▶ Problem details: Begin the copy with the line that contains "Rebuild this chart" and end it with the line that contains "is None else". Print these lines exactly and omit all pictures.

*-*-*

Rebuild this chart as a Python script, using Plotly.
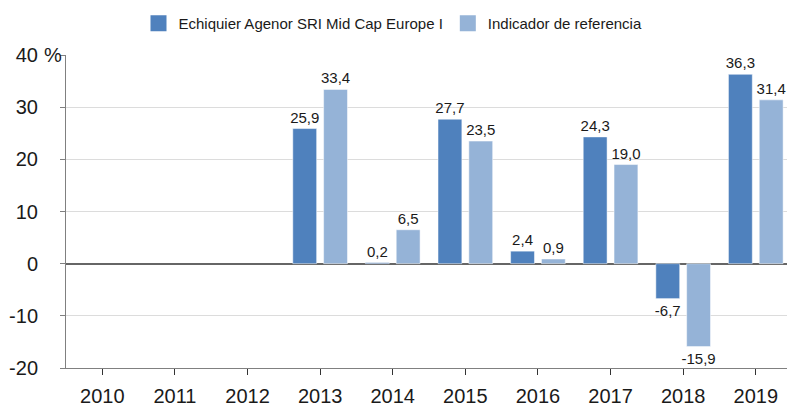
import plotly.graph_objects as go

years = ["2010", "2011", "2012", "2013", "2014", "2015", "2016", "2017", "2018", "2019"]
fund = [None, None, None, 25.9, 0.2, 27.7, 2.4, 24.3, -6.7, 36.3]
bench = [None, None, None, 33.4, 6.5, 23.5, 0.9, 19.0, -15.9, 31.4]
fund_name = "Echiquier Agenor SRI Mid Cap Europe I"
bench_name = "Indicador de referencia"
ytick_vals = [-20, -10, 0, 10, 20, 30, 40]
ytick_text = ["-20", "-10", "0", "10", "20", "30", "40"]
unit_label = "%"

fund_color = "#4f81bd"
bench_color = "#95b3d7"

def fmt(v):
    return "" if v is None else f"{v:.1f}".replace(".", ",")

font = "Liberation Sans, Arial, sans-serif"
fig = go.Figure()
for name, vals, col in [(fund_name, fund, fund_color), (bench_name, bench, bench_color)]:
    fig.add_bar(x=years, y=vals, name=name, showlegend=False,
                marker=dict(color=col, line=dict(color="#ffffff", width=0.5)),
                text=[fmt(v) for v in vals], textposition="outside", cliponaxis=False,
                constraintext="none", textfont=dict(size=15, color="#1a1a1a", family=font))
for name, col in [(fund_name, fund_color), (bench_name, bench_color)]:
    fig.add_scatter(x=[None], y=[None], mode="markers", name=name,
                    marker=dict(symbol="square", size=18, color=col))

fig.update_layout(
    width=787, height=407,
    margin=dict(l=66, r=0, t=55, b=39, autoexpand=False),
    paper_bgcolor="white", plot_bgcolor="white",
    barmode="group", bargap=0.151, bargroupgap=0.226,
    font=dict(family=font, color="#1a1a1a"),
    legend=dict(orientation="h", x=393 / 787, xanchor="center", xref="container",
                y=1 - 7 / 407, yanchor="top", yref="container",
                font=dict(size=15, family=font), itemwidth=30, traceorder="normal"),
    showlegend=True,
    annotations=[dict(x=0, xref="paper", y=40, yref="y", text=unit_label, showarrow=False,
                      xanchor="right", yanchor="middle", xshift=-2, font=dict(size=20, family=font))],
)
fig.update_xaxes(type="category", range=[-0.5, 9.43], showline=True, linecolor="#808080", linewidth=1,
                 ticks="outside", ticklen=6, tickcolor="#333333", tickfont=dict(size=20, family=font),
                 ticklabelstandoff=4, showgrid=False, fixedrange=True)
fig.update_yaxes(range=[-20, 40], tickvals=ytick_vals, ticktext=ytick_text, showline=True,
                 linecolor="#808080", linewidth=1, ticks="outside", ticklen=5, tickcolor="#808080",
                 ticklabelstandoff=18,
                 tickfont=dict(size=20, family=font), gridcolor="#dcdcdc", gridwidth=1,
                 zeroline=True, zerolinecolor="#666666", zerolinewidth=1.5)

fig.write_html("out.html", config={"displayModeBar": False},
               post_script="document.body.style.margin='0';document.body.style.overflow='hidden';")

*-*-*

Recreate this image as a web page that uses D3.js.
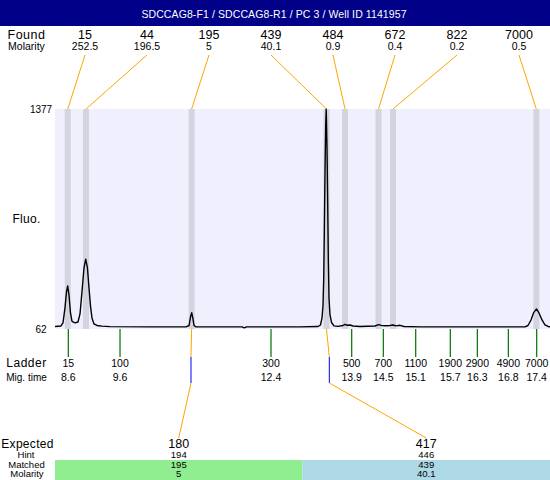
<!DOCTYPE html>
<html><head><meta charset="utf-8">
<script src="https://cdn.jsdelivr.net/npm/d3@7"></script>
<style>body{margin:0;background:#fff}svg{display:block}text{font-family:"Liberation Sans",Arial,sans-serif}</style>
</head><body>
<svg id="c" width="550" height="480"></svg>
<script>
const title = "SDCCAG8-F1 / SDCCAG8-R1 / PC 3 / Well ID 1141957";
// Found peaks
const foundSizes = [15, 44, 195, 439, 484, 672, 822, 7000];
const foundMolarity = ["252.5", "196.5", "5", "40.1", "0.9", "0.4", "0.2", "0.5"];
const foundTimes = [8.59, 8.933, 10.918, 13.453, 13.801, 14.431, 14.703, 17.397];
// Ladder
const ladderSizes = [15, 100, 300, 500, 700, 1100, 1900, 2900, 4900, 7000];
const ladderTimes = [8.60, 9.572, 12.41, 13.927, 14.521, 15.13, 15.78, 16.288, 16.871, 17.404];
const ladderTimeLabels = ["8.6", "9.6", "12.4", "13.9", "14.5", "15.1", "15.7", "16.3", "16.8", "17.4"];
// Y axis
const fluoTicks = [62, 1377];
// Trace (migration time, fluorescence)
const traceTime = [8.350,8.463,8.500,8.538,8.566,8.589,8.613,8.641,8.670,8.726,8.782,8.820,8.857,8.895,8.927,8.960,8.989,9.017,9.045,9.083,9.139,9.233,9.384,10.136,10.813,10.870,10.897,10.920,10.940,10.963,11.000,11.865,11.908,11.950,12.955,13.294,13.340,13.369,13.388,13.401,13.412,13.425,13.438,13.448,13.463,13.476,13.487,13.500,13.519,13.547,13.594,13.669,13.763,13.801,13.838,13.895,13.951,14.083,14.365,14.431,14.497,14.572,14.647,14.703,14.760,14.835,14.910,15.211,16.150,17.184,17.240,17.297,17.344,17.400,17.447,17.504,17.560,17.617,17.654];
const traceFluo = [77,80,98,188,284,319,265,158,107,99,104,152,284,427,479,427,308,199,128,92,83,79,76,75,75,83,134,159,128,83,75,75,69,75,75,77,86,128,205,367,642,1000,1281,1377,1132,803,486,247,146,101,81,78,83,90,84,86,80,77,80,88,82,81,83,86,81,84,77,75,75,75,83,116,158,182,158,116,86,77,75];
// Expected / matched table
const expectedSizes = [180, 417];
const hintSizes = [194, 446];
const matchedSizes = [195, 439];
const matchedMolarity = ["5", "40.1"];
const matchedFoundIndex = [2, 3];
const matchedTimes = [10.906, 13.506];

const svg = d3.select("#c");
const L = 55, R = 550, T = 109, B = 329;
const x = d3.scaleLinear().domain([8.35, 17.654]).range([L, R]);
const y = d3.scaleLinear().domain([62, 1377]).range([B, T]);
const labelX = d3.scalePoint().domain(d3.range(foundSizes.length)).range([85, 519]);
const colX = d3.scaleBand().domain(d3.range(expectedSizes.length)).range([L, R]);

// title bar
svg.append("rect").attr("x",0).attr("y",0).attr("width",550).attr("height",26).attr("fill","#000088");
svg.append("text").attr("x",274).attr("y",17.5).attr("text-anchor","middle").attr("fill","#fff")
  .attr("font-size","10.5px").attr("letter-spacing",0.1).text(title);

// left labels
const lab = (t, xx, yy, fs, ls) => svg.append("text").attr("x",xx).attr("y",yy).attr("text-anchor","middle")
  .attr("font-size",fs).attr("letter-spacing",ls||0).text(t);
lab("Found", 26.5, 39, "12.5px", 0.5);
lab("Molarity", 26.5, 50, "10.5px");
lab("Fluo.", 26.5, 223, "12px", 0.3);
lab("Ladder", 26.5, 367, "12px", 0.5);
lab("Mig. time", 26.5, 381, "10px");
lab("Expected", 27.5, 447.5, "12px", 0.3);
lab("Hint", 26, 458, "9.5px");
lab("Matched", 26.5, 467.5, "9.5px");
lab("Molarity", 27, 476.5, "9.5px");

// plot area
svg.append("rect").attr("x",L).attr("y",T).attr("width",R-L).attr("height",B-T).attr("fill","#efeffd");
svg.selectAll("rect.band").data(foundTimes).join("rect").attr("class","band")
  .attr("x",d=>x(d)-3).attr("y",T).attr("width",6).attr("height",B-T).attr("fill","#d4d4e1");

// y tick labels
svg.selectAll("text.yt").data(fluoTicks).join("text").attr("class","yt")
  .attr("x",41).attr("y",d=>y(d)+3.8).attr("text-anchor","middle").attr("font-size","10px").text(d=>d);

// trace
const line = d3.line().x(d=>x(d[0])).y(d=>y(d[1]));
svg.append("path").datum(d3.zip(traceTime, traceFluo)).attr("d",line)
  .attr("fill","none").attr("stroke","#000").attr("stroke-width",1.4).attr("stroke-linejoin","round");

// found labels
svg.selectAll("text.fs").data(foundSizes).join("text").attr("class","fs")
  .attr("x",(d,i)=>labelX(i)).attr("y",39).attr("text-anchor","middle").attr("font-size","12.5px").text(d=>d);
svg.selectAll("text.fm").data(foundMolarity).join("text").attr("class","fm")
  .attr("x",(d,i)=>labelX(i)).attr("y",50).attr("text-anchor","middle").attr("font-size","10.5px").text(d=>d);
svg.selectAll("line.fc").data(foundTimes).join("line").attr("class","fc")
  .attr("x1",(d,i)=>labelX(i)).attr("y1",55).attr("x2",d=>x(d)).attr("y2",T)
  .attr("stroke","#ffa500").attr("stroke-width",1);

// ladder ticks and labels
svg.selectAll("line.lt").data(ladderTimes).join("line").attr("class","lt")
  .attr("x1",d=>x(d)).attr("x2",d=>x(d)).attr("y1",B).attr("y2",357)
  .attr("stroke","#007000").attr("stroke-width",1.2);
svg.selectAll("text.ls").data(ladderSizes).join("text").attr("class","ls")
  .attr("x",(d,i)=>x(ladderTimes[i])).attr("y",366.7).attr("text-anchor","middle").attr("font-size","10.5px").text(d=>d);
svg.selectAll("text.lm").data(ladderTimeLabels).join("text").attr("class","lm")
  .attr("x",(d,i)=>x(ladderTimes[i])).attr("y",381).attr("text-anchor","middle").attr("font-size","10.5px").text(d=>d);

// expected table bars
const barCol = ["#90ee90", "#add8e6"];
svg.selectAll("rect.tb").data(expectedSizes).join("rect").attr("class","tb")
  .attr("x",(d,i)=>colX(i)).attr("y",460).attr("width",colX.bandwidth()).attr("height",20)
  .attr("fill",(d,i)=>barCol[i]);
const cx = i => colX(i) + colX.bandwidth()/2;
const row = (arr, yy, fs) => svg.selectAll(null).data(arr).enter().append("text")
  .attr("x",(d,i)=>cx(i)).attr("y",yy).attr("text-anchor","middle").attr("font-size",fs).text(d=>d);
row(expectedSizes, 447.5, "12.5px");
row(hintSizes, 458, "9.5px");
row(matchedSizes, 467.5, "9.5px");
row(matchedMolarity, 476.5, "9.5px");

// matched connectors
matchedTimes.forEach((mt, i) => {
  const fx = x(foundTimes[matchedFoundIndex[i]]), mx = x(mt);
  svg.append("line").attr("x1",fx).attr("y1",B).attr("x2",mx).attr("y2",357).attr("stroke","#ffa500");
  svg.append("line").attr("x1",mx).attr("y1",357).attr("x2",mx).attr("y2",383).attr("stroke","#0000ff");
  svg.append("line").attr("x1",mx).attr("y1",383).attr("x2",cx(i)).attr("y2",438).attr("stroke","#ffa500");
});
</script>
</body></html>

*-*-*

▶ Response:
Rebuild this chart as a Python script, using Plotly.
import plotly.graph_objects as go

years = ["2010", "2011", "2012", "2013", "2014", "2015", "2016", "2017", "2018", "2019"]
fund = [None, None, None, 25.9, 0.2, 27.7, 2.4, 24.3, -6.7, 36.3]
bench = [None, None, None, 33.4, 6.5, 23.5, 0.9, 19.0, -15.9, 31.4]
fund_name = "Echiquier Agenor SRI Mid Cap Europe I"
bench_name = "Indicador de referencia"
ytick_vals = [-20, -10, 0, 10, 20, 30, 40]
ytick_text = ["-20", "-10", "0", "10", "20", "30", "40"]
unit_label = "%"

fund_color = "#4f81bd"
bench_color = "#95b3d7"

def fmt(v):
    return "" if v is None else f"{v:.1f}".replace(".", ",")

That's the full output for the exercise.